The Mercedes eventually arrived at a perfectly normal apartment block. One of the rooms had been rented out to use as an office. By then, my fear had reached its max level, and I thought, Okay, I’m definitely going to get raped or sold off into prostitution here. I wondered if I should run away, but they knew my address and phone number... I was still in “fight or flight” mode when the president opened the door of the office—

There really was a small production company inside.

There were two men and one woman busy at work. Unlike the president, they were all wearing casual clothes. They glanced at me and said, “Good morning,” and then immediately looked away disinterestedly. I was also relieved to see a stack of papers, from which the president took out the script I had submitted.

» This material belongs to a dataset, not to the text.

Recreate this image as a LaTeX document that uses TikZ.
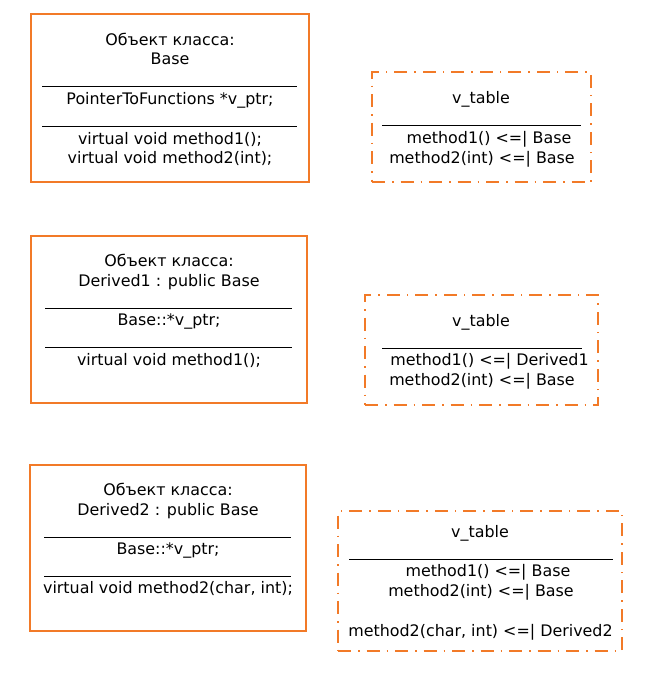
\documentclass[tikz,border=0pt]{standalone}
\usepackage{fontspec}
\setmainfont{DejaVu Sans}
\definecolor{boxorange}{RGB}{242,122,40}
\begin{document}
\begin{tikzpicture}[x=1pt,y=-1pt,
  objbox/.style={draw=boxorange,line width=1.6pt,inner sep=0pt,minimum width=#1},
  vtbox/.style={draw=boxorange,line width=1.6pt,inner sep=0pt,
    dash pattern=on 13pt off 7pt on 1.5pt off 7pt},
  txt/.style={inner sep=0pt,font=\fontsize{15.9}{18}\selectfont,text height=11.6pt,text depth=0pt,anchor=base},
  sep/.style={draw=black,line width=0.8pt}]
\useasboundingbox (0,0) rectangle (657,686);
% Box 1
\node[objbox=278pt,minimum height=168pt] (o1) at (170,98) {};
\node[txt] (o1a) at (170,45) {Объект класса:};
\node[txt] (o1b) at (170,64) {Base};
\coordinate (o1l1a) at (42,86); \coordinate (o1l1b) at (297,86);
\draw[sep] (o1l1a) -- (o1l1b);
\node[txt] (o1c) at (170,104) {PointerToFunctions *v\_ptr;};
\coordinate (o1l2a) at (42,126); \coordinate (o1l2b) at (297,126);
\draw[sep] (o1l2a) -- (o1l2b);
\node[txt] (o1d) at (170,144) {virtual void method1();};
\node[txt] (o1e) at (170,163) {virtual void method2(int);};
% vtable 1
\node[vtbox,minimum width=219pt,minimum height=110pt] (v1) at (481.5,127) {};
\node[txt] (v1a) at (481,103) {v\_table};
\coordinate (v1la) at (382,125); \coordinate (v1lb) at (581,125);
\draw[sep] (v1la) -- (v1lb);
\node[txt] (v1b) at (489,143) {method1() <=| Base};
\node[txt] (v1c) at (482,163) {method2(int) <=| Base};
% Box 2
\node[objbox=276pt,minimum height=167pt] (o2) at (169,319.5) {};
\node[txt] (o2a) at (169,266) {Объект класса:};
\node[txt] (o2b) at (169,286) {Derived1 : public Base};
\coordinate (o2l1a) at (45,308); \coordinate (o2l1b) at (292,308);
\draw[sep] (o2l1a) -- (o2l1b);
\node[txt] (o2c) at (169,325) {Base::*v\_ptr;};
\coordinate (o2l2a) at (45,347); \coordinate (o2l2b) at (292,347);
\draw[sep] (o2l2a) -- (o2l2b);
\node[txt] (o2d) at (169,365) {virtual void method1();};
% vtable 2
\node[vtbox,minimum width=233pt,minimum height=110pt] (v2) at (481.5,350) {};
\node[txt] (v2a) at (481,326) {v\_table};
\coordinate (v2la) at (382,348); \coordinate (v2lb) at (582,348);
\draw[sep] (v2la) -- (v2lb);
\node[txt] (v2b) at (489.5,365) {method1() <=| Derived1};
\node[txt] (v2c) at (482,385) {method2(int) <=| Base};
% Box 3
\node[objbox=276pt,minimum height=166pt] (o3) at (168,548) {};
\node[txt] (o3a) at (168,495) {Объект класса:};
\node[txt] (o3b) at (168,515) {Derived2 : public Base};
\coordinate (o3l1a) at (44,537); \coordinate (o3l1b) at (291,537);
\draw[sep] (o3l1a) -- (o3l1b);
\node[txt] (o3c) at (168,554) {Base::*v\_ptr;};
\coordinate (o3l2a) at (44,576); \coordinate (o3l2b) at (291,576);
\draw[sep] (o3l2a) -- (o3l2b);
\node[txt] (o3d) at (168,593) {virtual void method2(char, int);};
% vtable 3
\node[vtbox,minimum width=284pt,minimum height=140pt] (v3) at (480,581) {};
\node[txt] (v3a) at (480,537) {v\_table};
\coordinate (v3la) at (349,559); \coordinate (v3lb) at (613,559);
\draw[sep] (v3la) -- (v3lb);
\node[txt] (v3b) at (488,576) {method1() <=| Base};
\node[txt] (v3c) at (481,596) {method2(int) <=| Base};
\node[txt] (v3d) at (480.5,636) {method2(char, int) <=| Derived2};
\end{tikzpicture}
\end{document}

As I stood there, frozen, he offered a few words of praise to soothe my feelings, before pointing out some scenes that needed correcting or writing conventions that I got wrong. I hadn’t learned how to write specifically for screenplays, so I wrote an arbitrary amount of words per page, and my stage directions were written in a rather idiosyncratic form. His feedback made a deep impression on me. Ah, I should have learned to do it the right way, I thought; but seeing as the content was what it was, the first thing I felt was raw embarrassment. I became paranoid at the thought of how the other employees were looking at me, and I began to sweat.

The president intended to adapt my script into a film, so his criticism had a different fervor to it than Mr. Shimotani’s or the teachers from the game school. This script was going to become a commercial product. Could the directions I’d given be carried out with a real camera? How much would it affect the budget to use certain props? How many actors were available to play all the non-speaking roles? —And so on.

As I was listening to this, my embarrassment faded and I felt like I was about to start crying instead. It blew my mind to think that this script would really be performed by actors. I was going to be a screenwriter...

The next moment, the president said, “Now then, try reading this.” Huh? I thought. I stared blankly at the president, not understanding what he was saying at all. “Can you try saying to the actors the lines that you seem to be embarrassed about reading?”


And thus, I began my days as a screenwriter by reading aloud the porn script I’d written.